S$910 million Far East Shopping Centre deal falls through after URA rejects redevelopment proposal

Apr 11, 2024

THE collective sale of Far East Shopping Centre is said to have fallen through, with Chinese businessman Du Shuanghua’s Bright Ruby Resources pulling out of the acquisition, worth about S$910 million.

The deal came undone as the buyer – Glory Property Developments, a company linked to Bright Ruby and Du – failed to get approval from the Urban Redevelopment Authority (URA) to extend the site’s gross floor area (GFA) in its proposed redevelopment, under the government’s Strategic Development Incentive (SDI) scheme.

The deal was subject to conditions including approval from URA for up to 20 per cent more GFA under the SDI scheme.

This request was rejected by URA on Jan 24.

Owners of the 999-year leasehold property along Orchard Road received a circular on Monday (Apr 8) notifying them that the collective sale has been rescinded. “In light of (this), the Collective Sale Committee is considering the next steps, and we will update on further developments relating to the collective sale as soon as practicable,” it said.

Glory Property submitted an application to URA on Dec 29, 2023, with a proposal to build a “new commercial and hotel development”.

In a written statement dated Jan 24 and published on the agency’s master planning platform, URA said: “The proposal cannot be supported as it constitutes only a single development site and thus does not fulfil the eligibility criteria for the SDI scheme.”

Since the deal was conditional on URA’s approval, among other things, Glory Property will avoid any forfeiture of its deposit.

Strategic Development Incentive scheme

The scheme was introduced in 2019 “to encourage selective rejuvenation of our CBD (Central Business District) and other strategic areas, where appropriate, to achieve positive transformation in these areas”, according to URA’s website.

Applications to redevelop existing developments in the Orchard Road, CBD and Marina Centre areas are encouraged.
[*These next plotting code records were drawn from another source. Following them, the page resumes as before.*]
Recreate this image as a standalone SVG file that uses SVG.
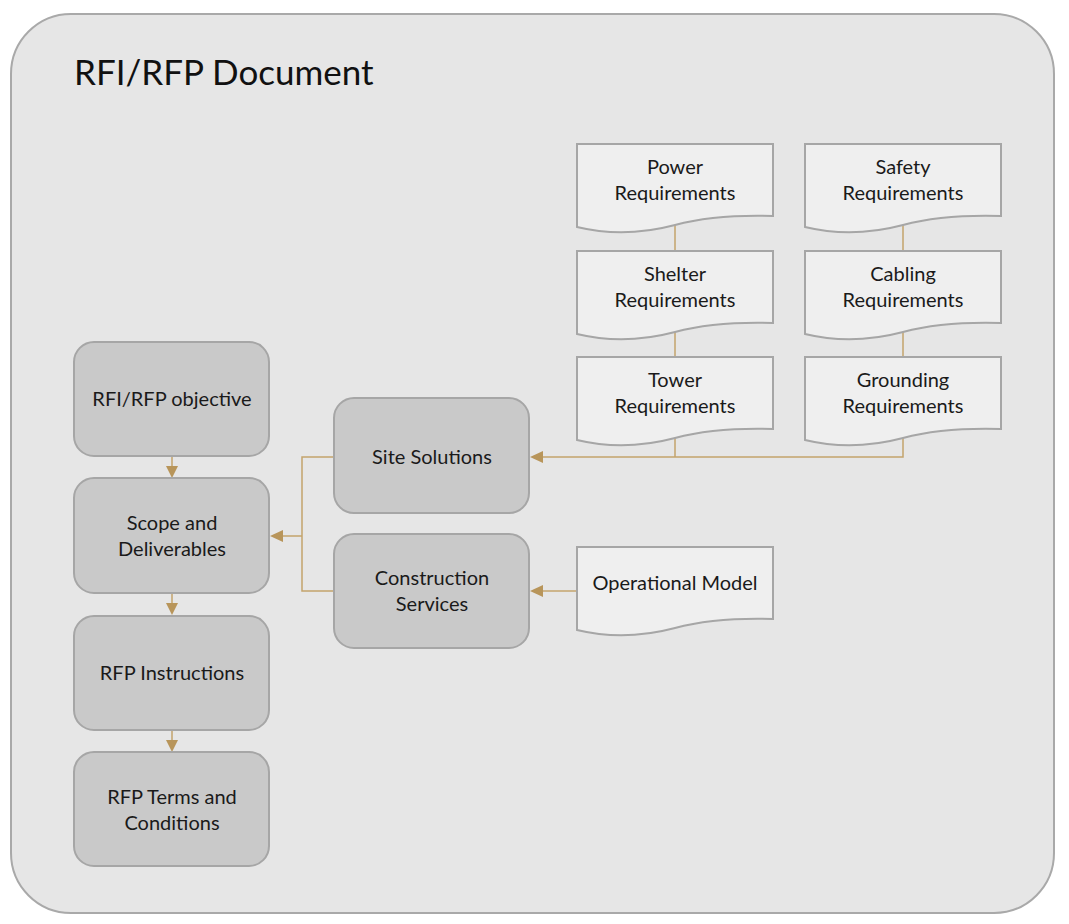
<svg xmlns="http://www.w3.org/2000/svg" width="1069" height="924" viewBox="0 0 1069 924">
  <style>
    .frame { fill: #e6e6e6; stroke: #a9a9a9; stroke-width: 2; }
    .box { fill: #c9c9c9; stroke: #a6a6a6; stroke-width: 2; }
    .doc { fill: #efefef; stroke: #a6a6a6; stroke-width: 2; }
    .lbl { font-family: Lato, "Liberation Sans", sans-serif; font-size: 20px; fill: #1a1a1a; text-anchor: middle; }
    .title { font-family: Lato, "Liberation Sans", sans-serif; font-size: 35px; fill: #111; }
    .wire { fill: none; stroke: #c4a46c; stroke-width: 1.5; }
    .arrow { fill: #b8955a; }
  </style>
  <defs>
    <!-- document shape with wavy bottom, 196 wide -->
    <path id="docShape" d="M0,0 H196 V72 C163,71 128,73 98,81 C68,89 33,91 0,83 Z"/>
  </defs>

  <rect class="frame" x="11" y="14" width="1043" height="899" rx="60" ry="60"/>
  <text class="title" x="74" y="85">RFI/RFP Document</text>

  <!-- connectors -->
  <g id="connectors">
    <path class="wire" d="M675,225 V251 M675,332 V357 M903,225 V251 M903,332 V357"/>
    <path class="wire" d="M675,438 V457 M903,438 V457 H542"/>
    <path class="wire" d="M577,591 H542"/>
    <path class="wire" d="M334,457 H302 V591 H334 M302,536 H282"/>
    <path class="wire" d="M172,456 V467 M172,593 V604 M172,730 V741"/>
    <polygon class="arrow" points="530,457 543,451 543,463"/>
    <polygon class="arrow" points="530,591 543,585 543,597"/>
    <polygon class="arrow" points="270,536 283,530 283,542"/>
    <polygon class="arrow" points="172,478 166,466 178,466"/>
    <polygon class="arrow" points="172,615 166,603 178,603"/>
    <polygon class="arrow" points="172,752 166,740 178,740"/>
  </g>

  <!-- main flow -->
  <g id="objective">
    <rect class="box" x="74" y="342" width="195" height="114" rx="20"/>
    <text class="lbl" x="172" y="406">RFI/RFP objective</text>
  </g>
  <g id="scope">
    <rect class="box" x="74" y="478" width="195" height="115" rx="20"/>
    <text class="lbl" x="172" y="530">Scope and</text>
    <text class="lbl" x="172" y="556">Deliverables</text>
  </g>
  <g id="instructions">
    <rect class="box" x="74" y="616" width="195" height="114" rx="20"/>
    <text class="lbl" x="172" y="680">RFP Instructions</text>
  </g>
  <g id="terms">
    <rect class="box" x="74" y="752" width="195" height="114" rx="20"/>
    <text class="lbl" x="172" y="804">RFP Terms and</text>
    <text class="lbl" x="172" y="830">Conditions</text>
  </g>

  <g id="site-solutions">
    <rect class="box" x="334" y="398" width="195" height="115" rx="20"/>
    <text class="lbl" x="432" y="464">Site Solutions</text>
  </g>
  <g id="construction">
    <rect class="box" x="334" y="534" width="195" height="114" rx="20"/>
    <text class="lbl" x="432" y="585">Construction</text>
    <text class="lbl" x="432" y="611">Services</text>
  </g>

  <!-- requirement documents -->
  <g id="power">
    <use href="#docShape" class="doc" x="577" y="144"/>
    <text class="lbl" x="675" y="174">Power</text>
    <text class="lbl" x="675" y="200">Requirements</text>
  </g>
  <g id="shelter">
    <use href="#docShape" class="doc" x="577" y="251"/>
    <text class="lbl" x="675" y="281">Shelter</text>
    <text class="lbl" x="675" y="307">Requirements</text>
  </g>
  <g id="tower">
    <use href="#docShape" class="doc" x="577" y="357"/>
    <text class="lbl" x="675" y="387">Tower</text>
    <text class="lbl" x="675" y="413">Requirements</text>
  </g>
  <g id="safety">
    <use href="#docShape" class="doc" x="805" y="144"/>
    <text class="lbl" x="903" y="174">Safety</text>
    <text class="lbl" x="903" y="200">Requirements</text>
  </g>
  <g id="cabling">
    <use href="#docShape" class="doc" x="805" y="251"/>
    <text class="lbl" x="903" y="281">Cabling</text>
    <text class="lbl" x="903" y="307">Requirements</text>
  </g>
  <g id="grounding">
    <use href="#docShape" class="doc" x="805" y="357"/>
    <text class="lbl" x="903" y="387">Grounding</text>
    <text class="lbl" x="903" y="413">Requirements</text>
  </g>
  <g id="operational-model">
    <use href="#docShape" class="doc" x="577" y="547"/>
    <text class="lbl" x="675" y="590">Operational Model</text>
  </g>
</svg>
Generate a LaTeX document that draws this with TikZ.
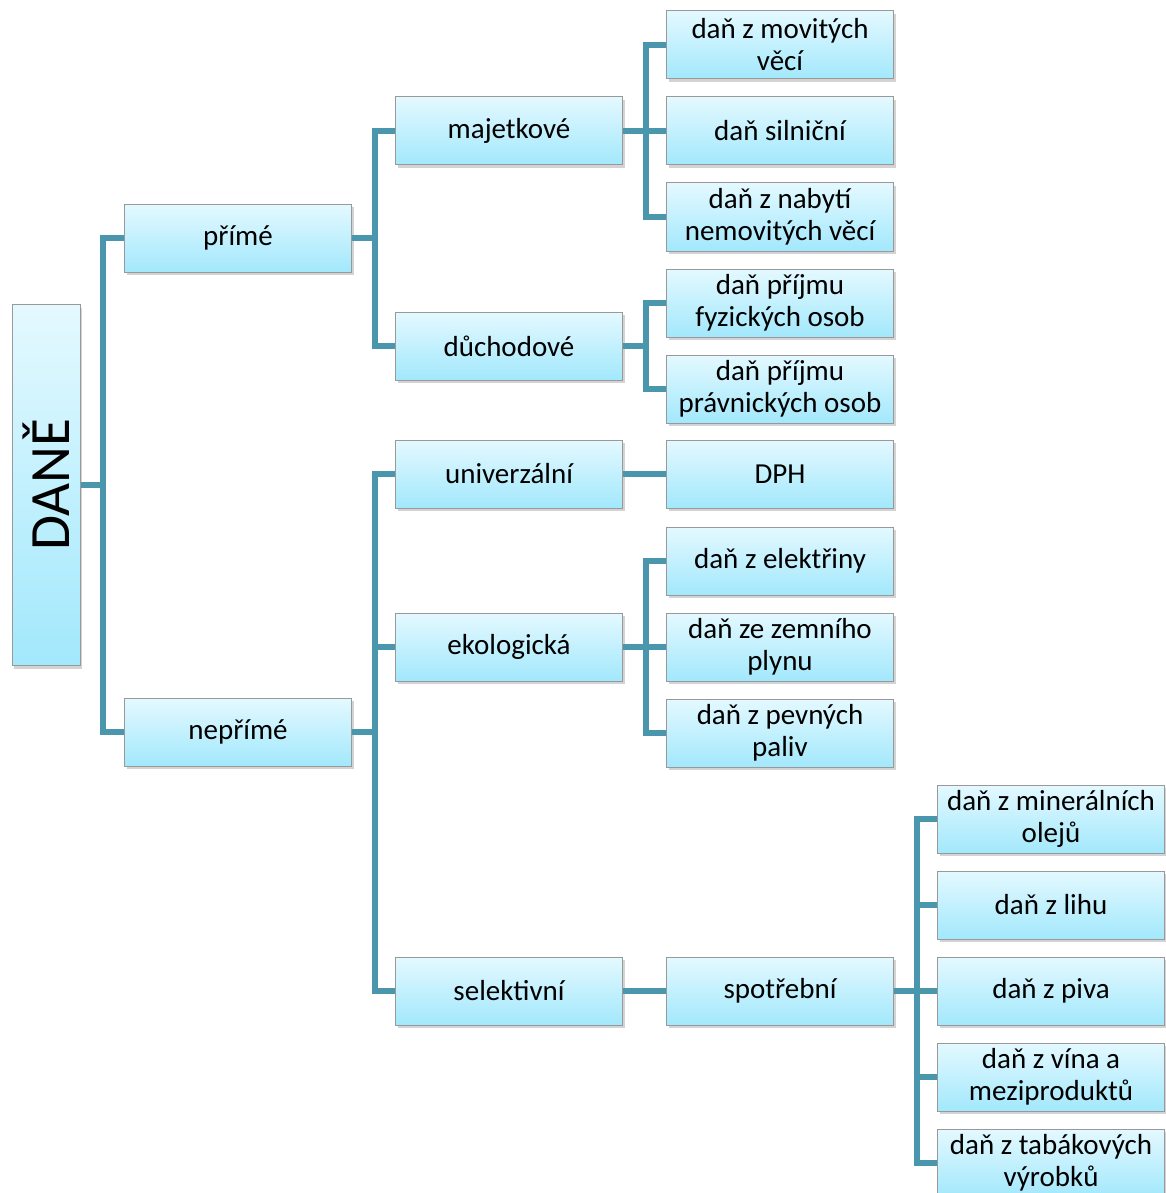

URA guidelines stated that the “redevelopment proposal should include a minimum of two adjacent sites, such that the amalgamated redevelopment can have a strong transformational impact on the surrounding environment that will enhance and rejuvenate the area”.

Approval for the SDI is also dependent on the specifics of each site, such as the urban and architectural design concepts, infrastructure capacity, and environmental contributions to surrounding areas.

In April 2022, URA reviewed and updated the conditions to include Green Mark certification, which requires buildings to attain certain sustainability standards.

In September 2023, Glory Property made an offer for Far East Shopping Centre. The offer was said to be around S$910 million, a notch below the guide price of S$928 million.

CBRE capital markets head Michael Tay, who brokered the collective sale, could not be reached for comments. The Business Times has also reached out to Bright Ruby for comments.

Under the SDI, the GFA of the Far East Shopping Centre site – which currently spans 36,014 square feet (sq ft) – could have increased by up to 20 per cent. This brings the site’s GFA from 242,145 sq ft to around 290,574 sq ft, equivalent to a plot ratio of 8.06.

This was on condition that the incoming buyer collaborates with owners of neighbouring properties to enhance the Orchard Road precinct.

Exemptions may be provided if the “redevelopment helps to plug critical gaps in the planned pedestrian networks for the precinct” or “if the redevelopment of a single site is large enough on its own to achieve the desired transformational impact”.

Built in 1974, Far East Shopping Centre comprises a five-storey retail podium, a 10-storey office block and a two-storey basement. Around 30 per cent of the property’s share value is still owned by Far East Organization, which developed it. In its vicinity are Bonvests’ Liat Towers and Wharf Estates Singapore’s Wheelock Place.

Far East Shopping Centre also stands next to a stretch of buildings owned by Ong Beng Seng’s Hotel Properties Ltd (HPL), which were bundled together in a redevelopment proposal approved by URA in August last year. These include the voco Orchard Singapore hotel, Forum The Shopping Mall and HPL House.

In HPL’s proposed plan, the three sites will be turned into a massive mixed-use redevelopment spanning 114,153.38 square metres.

It will include a hotel and residential units across two tower buildings as well as retail and office spaces, HPL said. The company also has plans for a six-storey podium with a rooftop garden, performance theatre and basement car park.

HPL hopes the redevelopment will be a “gateway destination on Orchard Road and provide connectivity between the site and neighbouring developments”.

This news comes amid a fairly quiet collective sale market.

The last commercial collective sale in the Orchard area was for the freehold Ming Arcade, which was sold for S$172 million in December 2022. The sale price worked out to S$3,125 per square foot per plot ratio (psf ppr), making for a record-high land rate in the market.

Another notable transaction was for the freehold Tanglin Shopping Centre, which was sold for S$868 million or S$2,769 psf ppr in February 2022.